As a first reaction, I wrote a brief essay on my limited experience with antisemitism and then started reading:  Paul Johnson,  A History of the Jews (a favorite); Ari Shavit, The Promised Land;  David S. Wyman, Abandonment of the Jews, Hannah Arendt, The Jew as Pariah, Amos Oz,  Dear Zealots Letters from a Divided Land, A Tale of Love and Darkness; Simon Sebag Montefiore, Jerusalem, David ben Gurion, Israel, a Personal History,  and now others.  For the first time, and with pleasure, I’m reading the Bible, from start to finish, although currently I’m only in Exodus.

I’m at the beginning of a new exploration, but I do not know Israel.  I visited, but only briefly with my parents in the 1960’s, so I am going next week.  The trip now includes five days in Jerusalem, a possible day trip to the West Bank, two days at the Ein Gedi hotel near the Dead Sea,  a week in northern Israel, west of Haifa and then Acre, and 4-5 days in Tel Aviv.

Most compelling will be the people:  some I’m getting to know (two second cousins I met in New York);  family friends I have not seen in decades; cousins, several times removed,  I have never met, and perhaps others.

Israel is where Jews come from and where we began.  When I think of Israelis, I think of “them”, and I think of “us”.   Israel is a safe haven for Jews, even if we do not need it.  (Very few of us were welcomed to the United States, during and after the Holocaust, and many from the Middle East and Russia have gone to Israel  because they needed to do so.)  Israel has changed all of us.  We no longer vie or cringe for acceptance, and antisemitism need no longer define us.  Because we have Israel, we know, and the world knows, that when Jews are victims we can push back.  For us, Israel must exist.
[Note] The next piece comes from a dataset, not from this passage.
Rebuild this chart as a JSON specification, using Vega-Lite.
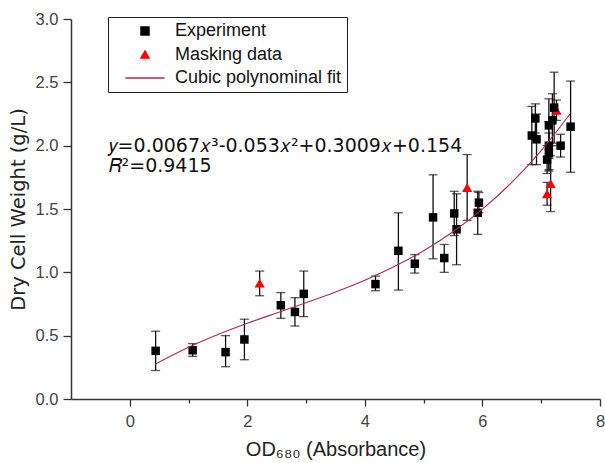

But Israel exists because we founded or re-founded a state where others, not Jews, were already living.  Our state excluded or did not fully include them.  We reclaimed something that was taken from us, but arguably no longer belonged to us.  Time, war and memory have not yet remedied this.  And so what was achieved is marred by something wrong at the beginning—and will continue to be so until we find a way to correct or compensate for it.

Of course, this is not for me to decide, or rather it is not primarily for me to decide.  I do not live in Israel; I have made no sacrifice for Israel; and I have no knowledge of insecurity.  I am fully embraced by a country that does not hate me, and where my personal security as a Jew is generally taken for granted.  I live in a society that is not defined by religion, and that is how I prefer it .

But here too I descend from a people that took its land from others and with no prior claim or disaster to justify it.   All Americans, even those we view as oppressed, have benefited from a country founded and taken by force. We rarely talk of it, because the implications of doing so are too great.

So my views on Israel should be based on introspection and care.  I am descended from two peoples who found refuge and who took from others in order to be secure.  I cannot disassociate myself from Israel, because I am a Jew, nor from America,  because I have inherited and implicitly accepted its benefits.  And in my view, I cannot be whom I need to be without considering both the light and the dark side of what was done for us.  I can think, I can speak, I can even participate, but I cannot easily judge because I have made no effort to put my country, the United States,  in order.